Caritas interviene sul collaboratore turco imprigionato in Slovenia
Il direttore di Caritas Jürg Krummenacher accusa l'Ufficio federale di polizia (UFP) di «negligenze» nella vicenda Naci Öztürk, il collaboratore incarcerato in Slovenia, in vista di una estradizione in Turchia, dove rischia la pena di morte.
«Quando uno Stato concede il diritto d’asilo a qualcuno si assume un dovere di protezione verso questa persona. Il caso Öztürk ha mostrato le gravi lacune esistenti», che «devono essere eliminate al più presto», ha dichiarato giovedì Krummenacher in una conferenza stampa a Lucerna.
Caritas, ha aggiunto il direttore, ha ufficialmente presentato una richiesta in tal senso alla ministra di giustizia e polizia Ruth Metzler e le ha chiesto di far tutto quanto è in suo potere per ottenere una rapida liberazione dell’ex rifugiato turco, naturalizzato svizzero lo scorso giugno.
Caritas e l’avvocato di Öztürk, Marcel Bosonnet, sono convinti che la Turchia lo persegua per ragioni politiche, anche se ufficialmente Ankara lo accusa di un duplice omicidio e di un attacco a un posto di polizia.
Caritas rammenta che Berna ha concesso nel 1984 lo statuto di rifugiato al militante dell’organizzazione di estrema sinistra Dev Sol, pur essendo pienamente a conoscenza dell’atto d’accusa nei suoi confronti. Anzi, tale atto d’accusa aveva costituito una ragione importante della decisione positiva elvetica.
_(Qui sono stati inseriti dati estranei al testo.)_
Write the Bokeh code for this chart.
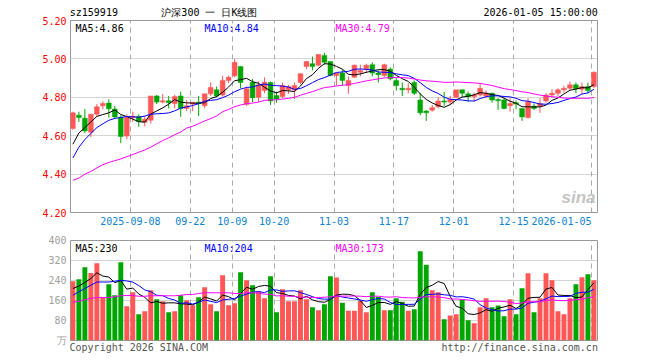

Esso non è stato d’ostacolo neppure alla recente concessione del passaporto rossocrociato.
L’UFP ha omesso di avvertire Öztürk che un mandato di cattura internazionale era tuttora pendente nei suoi confronti, cosicché egli si è recato in Slovenia senza nulla sospettare. «Una situazione tanto drammatica avrebbe potuto essere evitata se le autorità svizzere lo avessero avvertito», ha detto Krummenacher, mentre Bosonnet ha accusato le autorità slovene di contravvenire alla Convenzione europea dei diritti umani.
Secondo Caritas, l’UFP avrebbe pure dovuto intervenire presso l’Interpol per chiedere l’annullamento del mandato di cattura, poiché la Turchia si avvale degli strumenti dell’organizzazione internazionale di polizia per perseguire i propri oppositori politici.
Da parte sua l’UFP continua a respingere i rimproveri con lo stesso argomento: Berna è tenuta al segreto d’ufficio e non poteva quindi avvertire l’interessato, ha ribattuto una volta ancora il portavoce dell’UFP Folco Galli, interpellato in merito alla vicenda Öztürk. La Svizzera non può inoltre garantire una protezione assoluta ai suoi rifugiati e ai suoi cittadini, ha aggiunto Galli.
Sempre secondo il portavoce dell’Ufficio federale di polizia, Öztürk sapeva delle accuse turche nei suoi confronti ed avrebbe dovuto sapere quel che rischiava recandosi all’estero, anche se si tratta di accuse che si riferiscono a fatti risalenti a 20 anni fa.